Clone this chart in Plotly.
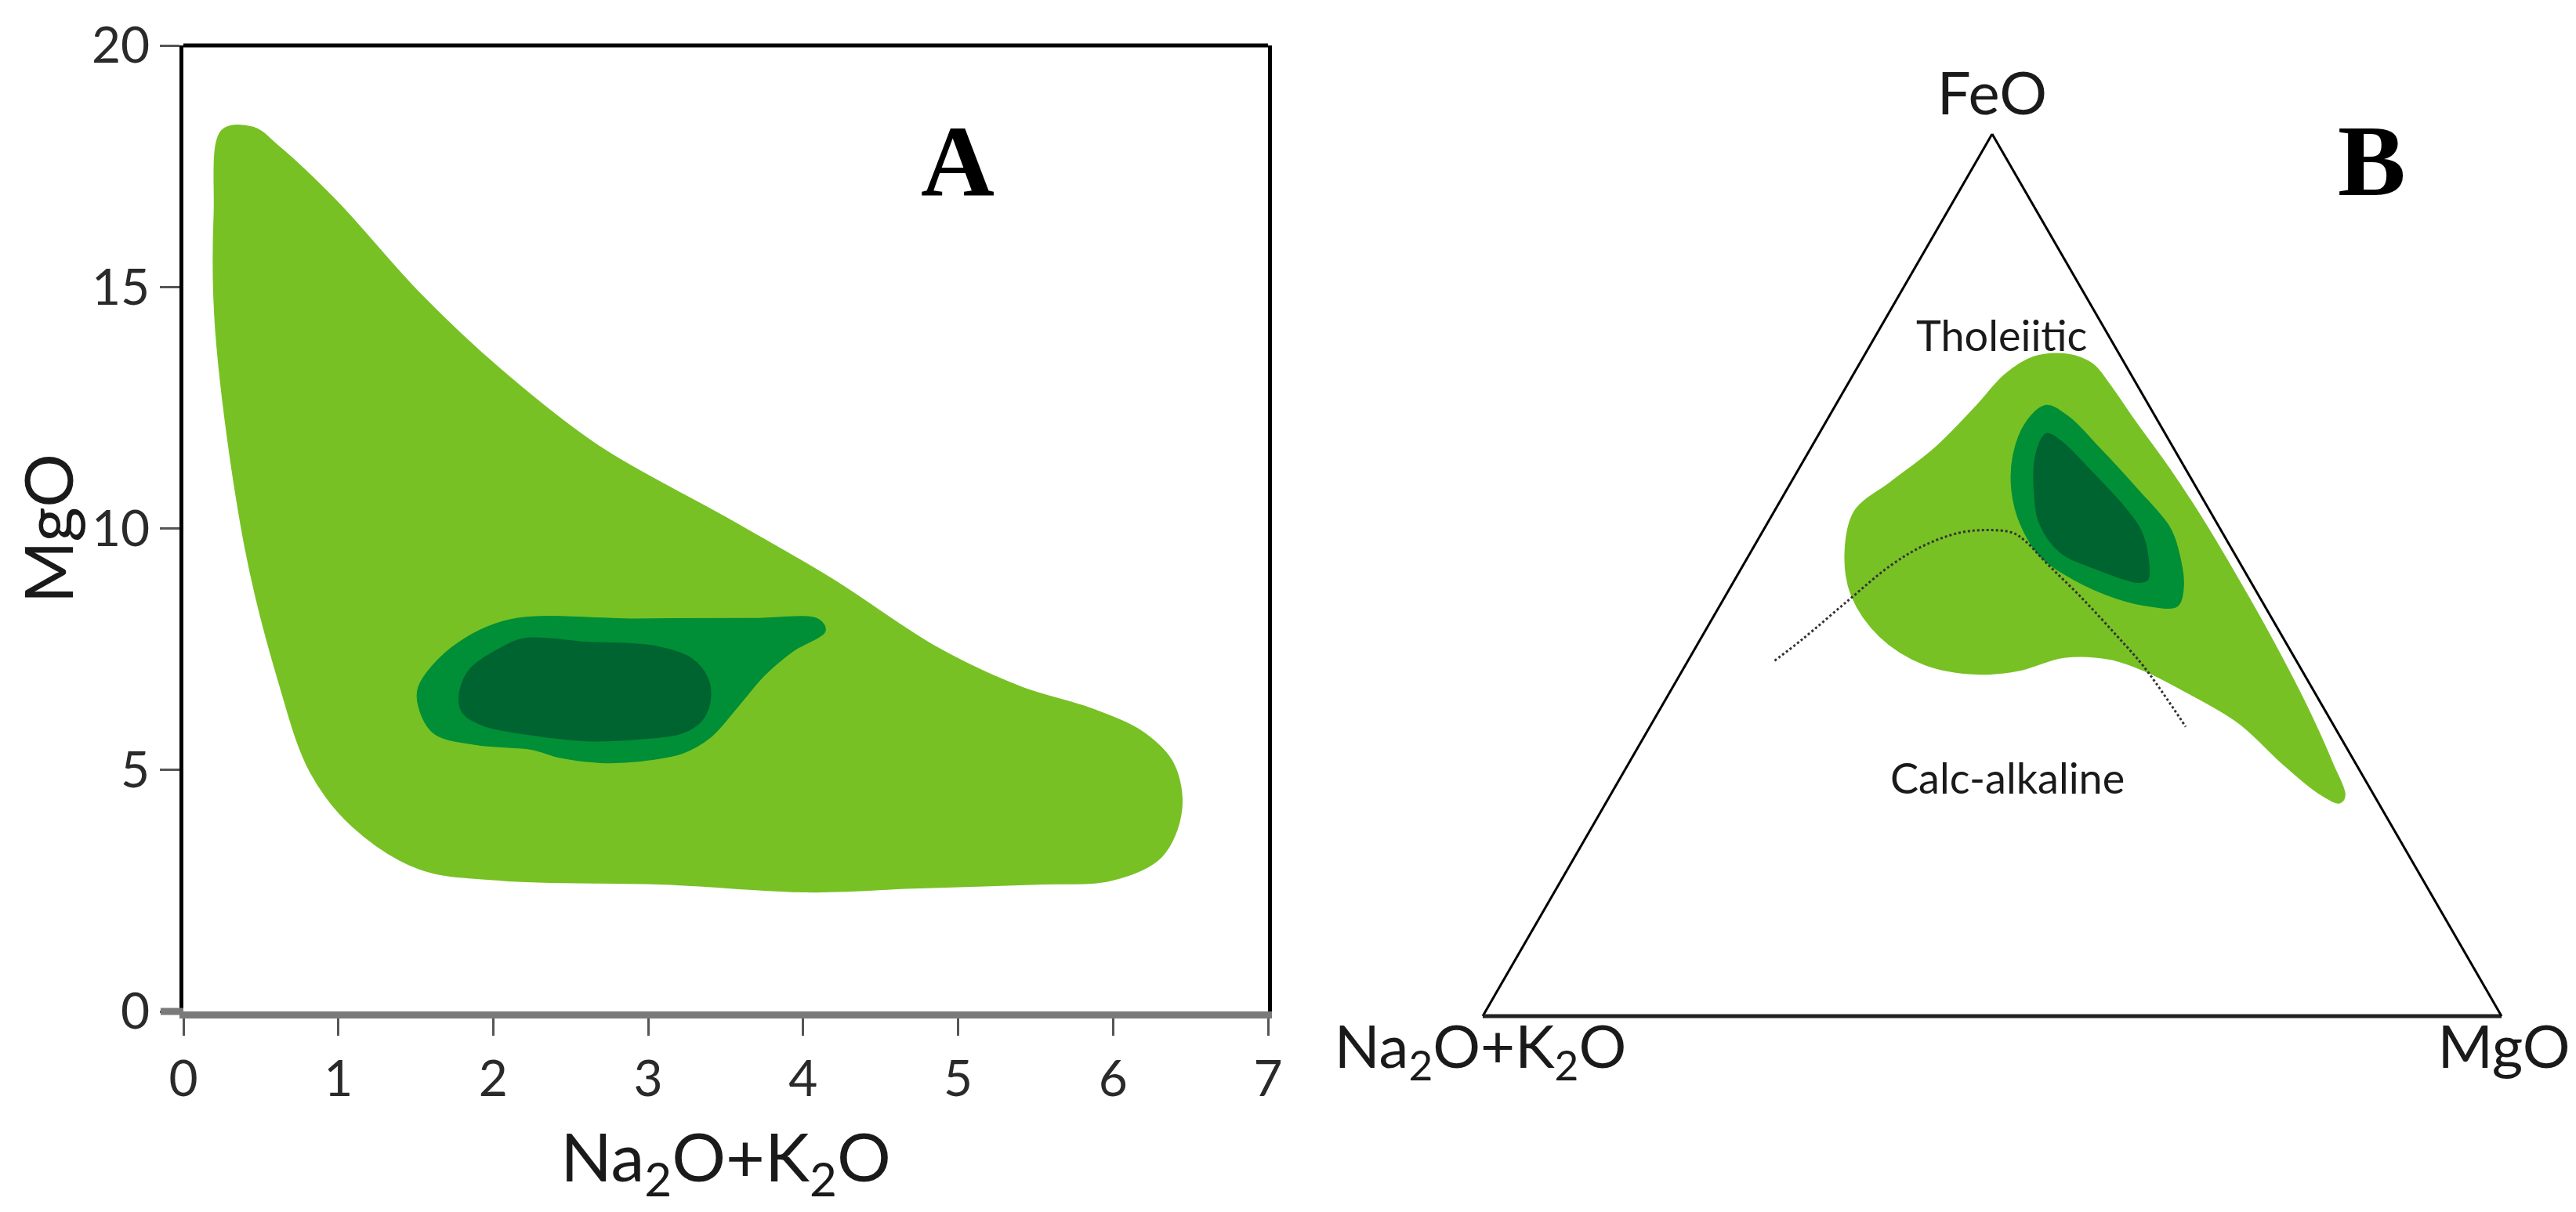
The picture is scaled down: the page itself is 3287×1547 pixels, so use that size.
import plotly.graph_objects as go

W, H = 3287, 1547

# ---- panel A : MgO vs Na2O+K2O density outlines ----
outer_x = [0.25, 0.45, 0.61, 0.98, 1.52, 2.05, 2.69, 3.49, 4.18, 4.87, 5.40, 5.88, 6.20,
           6.39, 6.44, 6.31, 5.99, 5.51, 4.71, 4.02, 3.11, 2.05, 1.52, 1.09, 0.82, 0.61,
           0.40, 0.21, 0.20]
outer_y = [18.24, 18.30, 17.92, 16.80, 14.88, 13.28, 11.68, 10.24, 8.96, 7.52, 6.72, 6.24,
           5.76, 5.12, 4.16, 3.20, 2.72, 2.64, 2.56, 2.48, 2.64, 2.72, 2.96, 3.84, 4.96,
           6.90, 9.60, 14.10, 16.50]

mid_x = [2.10, 2.90, 3.67, 4.10, 4.14, 3.93, 3.75, 3.58, 3.40, 3.22, 2.95, 2.69, 2.42,
         2.25, 1.89, 1.62, 1.52, 1.52, 1.73]
mid_y = [8.10, 8.12, 8.13, 8.11, 7.88, 7.46, 6.97, 6.33, 5.68, 5.35, 5.19, 5.16, 5.27,
         5.43, 5.53, 5.76, 6.32, 6.72, 7.52]

core_x = [2.05, 2.21, 2.60, 3.04, 3.28, 3.38, 3.40, 3.35, 3.22, 2.95, 2.60, 2.25, 1.94,
          1.81, 1.78, 1.84]
core_y = [7.52, 7.72, 7.64, 7.56, 7.30, 6.91, 6.49, 6.05, 5.77, 5.65, 5.61, 5.73, 5.92,
          6.16, 6.48, 7.04]

x_ticks = [0, 1, 2, 3, 4, 5, 6, 7]
y_ticks = [0, 5, 10, 15, 20]

# ---- panel B : AFM ternary (a = FeO, b = Na2O+K2O, c = MgO) ----
t_outer_a = [0.747, 0.750, 0.739, 0.716, 0.676, 0.620, 0.562, 0.495, 0.423, 0.348, 0.285,
             0.250, 0.242, 0.253, 0.285, 0.333, 0.368, 0.392, 0.405, 0.407, 0.392, 0.388,
             0.399, 0.431, 0.479, 0.530, 0.573, 0.605, 0.644, 0.692, 0.727]
t_outer_b = [0.086, 0.051, 0.032, 0.027, 0.023, 0.016, 0.012, 0.011, 0.012, 0.016, 0.023,
             0.029, 0.038, 0.053, 0.071, 0.092, 0.126, 0.155, 0.182, 0.226, 0.278, 0.321,
             0.367, 0.395, 0.399, 0.379, 0.348, 0.297, 0.234, 0.169, 0.124]
t_outer_c = [0.167, 0.199, 0.229, 0.257, 0.301, 0.364, 0.426, 0.494, 0.565, 0.636, 0.692,
             0.721, 0.720, 0.694, 0.644, 0.575, 0.506, 0.453, 0.413, 0.367, 0.330, 0.291,
             0.234, 0.174, 0.122, 0.091, 0.079, 0.098, 0.122, 0.139, 0.149]

t_mid_a = [0.692, 0.673, 0.636, 0.597, 0.558, 0.522, 0.495, 0.474, 0.465, 0.465, 0.487,
           0.530, 0.554, 0.597, 0.644, 0.680]
t_mid_b = [0.101, 0.130, 0.161, 0.182, 0.193, 0.192, 0.172, 0.141, 0.112, 0.086, 0.069,
           0.053, 0.049, 0.059, 0.073, 0.086]
t_mid_c = [0.207, 0.197, 0.203, 0.221, 0.249, 0.286, 0.333, 0.385, 0.423, 0.449, 0.444,
           0.417, 0.397, 0.344, 0.283, 0.234]

t_core_a = [0.660, 0.636, 0.597, 0.558, 0.526, 0.506, 0.492, 0.495, 0.518, 0.550, 0.577,
            0.620, 0.652]
t_core_b = [0.117, 0.139, 0.160, 0.174, 0.170, 0.142, 0.111, 0.100, 0.088, 0.079, 0.082,
            0.095, 0.107]
t_core_c = [0.223, 0.225, 0.243, 0.268, 0.304, 0.352, 0.397, 0.405, 0.394, 0.371, 0.341,
            0.285, 0.241]

# Tholeiitic / calc-alkaline divide
div_a = [0.403, 0.427, 0.471, 0.511, 0.534, 0.548, 0.551, 0.548, 0.538, 0.514, 0.474,
         0.431, 0.396, 0.328]
div_b = [0.512, 0.473, 0.406, 0.344, 0.299, 0.258, 0.229, 0.206, 0.198, 0.190, 0.175,
         0.162, 0.153, 0.146]
div_c = [0.085, 0.100, 0.123, 0.145, 0.167, 0.194, 0.220, 0.246, 0.264, 0.296, 0.351,
         0.407, 0.451, 0.526]

LIGHT = "#78C125"
MID = "#008F37"
DARK = "#006430"


def closed(v):
    return list(v) + [v[0]]


fig = go.Figure()

for xs, ys, col in [(outer_x, outer_y, LIGHT), (mid_x, mid_y, MID), (core_x, core_y, DARK)]:
    fig.add_trace(go.Scatter(
        x=closed(xs), y=closed(ys), mode="lines", fill="toself", fillcolor=col,
        line=dict(color=col, width=2, shape="spline", smoothing=1.0),
        hoverinfo="skip"))

for a, b, c, col in [(t_outer_a, t_outer_b, t_outer_c, LIGHT),
                     (t_mid_a, t_mid_b, t_mid_c, MID),
                     (t_core_a, t_core_b, t_core_c, DARK)]:
    fig.add_trace(go.Scatterternary(
        a=closed(a), b=closed(b), c=closed(c), mode="lines", fill="toself",
        fillcolor=col, line=dict(color=col, width=2, shape="spline", smoothing=1.0),
        hoverinfo="skip"))

fig.add_trace(go.Scatterternary(
    a=div_a, b=div_b, c=div_c, mode="lines",
    line=dict(color="#333333", width=3, dash="dot", shape="spline"),
    hoverinfo="skip"))

label_font = dict(family="Lato, Open Sans, sans-serif", size=86, color="#1a1a1a")
tern_font = dict(family="Lato, Open Sans, sans-serif", size=76, color="#1a1a1a")
tick_font = dict(family="Lato, Open Sans, sans-serif", size=64, color="#2a2a2a")

fig.update_layout(
    width=W, height=H,
    margin=dict(l=0, r=0, t=0, b=0, autoexpand=False),
    paper_bgcolor="white", plot_bgcolor="white",
    showlegend=False,
    font=dict(family="Lato, Open Sans, sans-serif"),
    xaxis=dict(
        domain=[226 / W, 1610 / W], range=[0, 7], tickvals=x_ticks,
        ticks="outside", ticklen=22, tickwidth=3, tickcolor="#555",
        showline=True, linecolor="#7a7a7a", linewidth=9,
        showgrid=False, zeroline=False, tickfont=tick_font, automargin=False,
        title=dict(text="Na<sub>2</sub>O+K<sub>2</sub>O", font=label_font, standoff=40),
    ),
    yaxis=dict(
        domain=[264 / H, 1497 / H], range=[0, 20], tickvals=y_ticks,
        ticks="outside", ticklen=25, tickwidth=3, tickcolor="#555",
        showline=True, linecolor="black", linewidth=5, mirror=True,
        showgrid=False, zeroline=False, tickfont=tick_font, automargin=False,
        title=dict(text="MgO", font=label_font, standoff=30),
    ),
    ternary=dict(
        domain=dict(x=[1884 / W, 3184 / W], y=[258 / H, 1384 / H]),
        sum=1, bgcolor="white",
        aaxis=dict(title=dict(text="FeO", font=tern_font), showgrid=False,
                   showticklabels=False, ticks="", showline=True,
                   linecolor="black", linewidth=3),
        baxis=dict(title=dict(text="Na<sub>2</sub>O+K<sub>2</sub>O", font=tern_font),
                   showgrid=False, showticklabels=False, ticks="", showline=True,
                   linecolor="#222", linewidth=5),
        caxis=dict(title=dict(text="MgO", font=tern_font), showgrid=False,
                   showticklabels=False, ticks="", showline=True,
                   linecolor="black", linewidth=3),
    ),
)

# top frame line (black) and small left overhang of the grey base line
fig.add_shape(type="line", xref="x domain", yref="y domain", x0=0, x1=1, y0=1, y1=1,
              line=dict(color="black", width=5))
fig.add_shape(type="line", xref="x domain", yref="y domain", x0=-0.021, x1=0, y0=0, y1=0,
              line=dict(color="#7a7a7a", width=9))

panel_font = dict(family="Liberation Serif, Times New Roman, serif", size=130, color="black")
note_font = dict(family="Lato, Open Sans, sans-serif", size=54, color="#1a1a1a")

fig.add_annotation(text="<b>A</b>", x=1214 / W, y=1 - 197 / H, xref="paper", yref="paper",
                   showarrow=False, font=panel_font, xanchor="center", yanchor="middle")
fig.add_annotation(text="<b>B</b>", x=3018 / W, y=1 - 197 / H, xref="paper", yref="paper",
                   showarrow=False, font=panel_font, xanchor="center", yanchor="middle")
fig.add_annotation(text="Tholeiitic", x=2546 / W, y=1 - 420 / H, xref="paper", yref="paper",
                   showarrow=False, font=note_font, xanchor="center", yanchor="middle")
fig.add_annotation(text="Calc-alkaline", x=2553 / W, y=1 - 985 / H, xref="paper", yref="paper",
                   showarrow=False, font=note_font, xanchor="center", yanchor="middle")

fig.write_html("out.html")
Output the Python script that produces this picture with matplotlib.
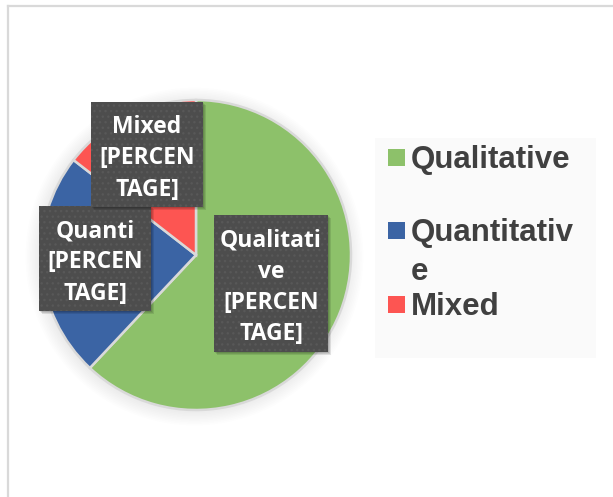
import matplotlib
matplotlib.use('Agg')
import matplotlib.pyplot as plt
from matplotlib.patches import Rectangle, Circle

# data
categories = ['Qualitative', 'Quantitative', 'Mixed']
shares = [62, 23.5, 14.5]
colors = ['#8dc16a', '#3b64a4', '#fd5552']
legend_labels = ['Qualitative', 'Quantitativ\ne', 'Mixed']
data_labels = ['Qualitati\nve\n[PERCEN\nTAGE]', 'Quanti\n[PERCEN\nTAGE]', 'Mixed\n[PERCEN\nTAGE]']

W, H = 613, 497
fig = plt.figure(figsize=(W / 100, H / 100), dpi=100)

# pie, centre and radius in pixels
cx, cy, r = 196, 255, 155
box = 175
pie_ax = fig.add_axes([(cx - box) / W, (H - cy - box) / H, 2 * box / W, 2 * box / H])
lim = box / r
# faint soft shadow under the pie
for i in range(10):
    pie_ax.add_patch(Circle((-0.01, -0.01), 1 + 0.01 * i, color='black', alpha=0.008, lw=0, zorder=0))
pie_ax.pie(shares, colors=colors, startangle=90, counterclock=False,
           wedgeprops=dict(edgecolor='#d9d9d9', linewidth=1.8, zorder=2))
pie_ax.set_xlim(-lim, lim)
pie_ax.set_ylim(-lim, lim)
pie_ax.axis('off')

# overlay in pixel coordinates
ov = fig.add_axes([0, 0, 1, 1])
ov.set_xlim(0, W)
ov.set_ylim(H, 0)
ov.axis('off')
ov.patch.set_alpha(0)

# chart frame (only left / top visible)
ov.plot([8, 8], [6, H], color='#d9d9d9', lw=1.6)
ov.plot([8, W], [6, 6], color='#d9d9d9', lw=1.6)

# data label boxes
label_boxes = [(214, 215, 114, 137), (39, 206, 112, 105), (91, 102, 112, 105)]
for txt, (x, y, w, h) in zip(data_labels, label_boxes):
    for k in range(3):
        ov.add_patch(Rectangle((x + 1 + k, y + 1 + k), w, h, color='black', alpha=0.1, lw=0))
    ov.add_patch(Rectangle((x, y), w, h, facecolor='#4d4d4d', edgecolor='#585858',
                           hatch='...', lw=0))
    ov.text(x + w / 2, y + h / 2 + 4, txt, ha='center', va='center', color='white',
            fontsize=16.5, fontweight='bold', family='Open Sans', linespacing=1.4)

# legend
ov.add_patch(Rectangle((375, 138), 221, 220, color='#fafafa', lw=0))
item_y = [160, 233, 307]
for lab, col, y in zip(legend_labels, colors, item_y):
    ov.add_patch(Rectangle((388, y - 11), 17, 17, color=col, lw=0))
    for k, line in enumerate(lab.split('\n')):
        ov.text(411, y + k * 39, line, ha='left', va='center', color='#404040',
                fontsize=22.5, fontweight='bold', family='Liberation Sans')

fig.savefig('out.png', dpi=100)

**EXERCISE DESCRIPTION**
Word for word, give again the lines from the first entry to the line with "W, H = 3287, 1547", inclusive. Exclude the pictures.

**FINAL ANSWER**
Clone this chart in Plotly.
The picture is scaled down: the page itself is 3287×1547 pixels, so use that size.
import plotly.graph_objects as go

W, H = 3287, 1547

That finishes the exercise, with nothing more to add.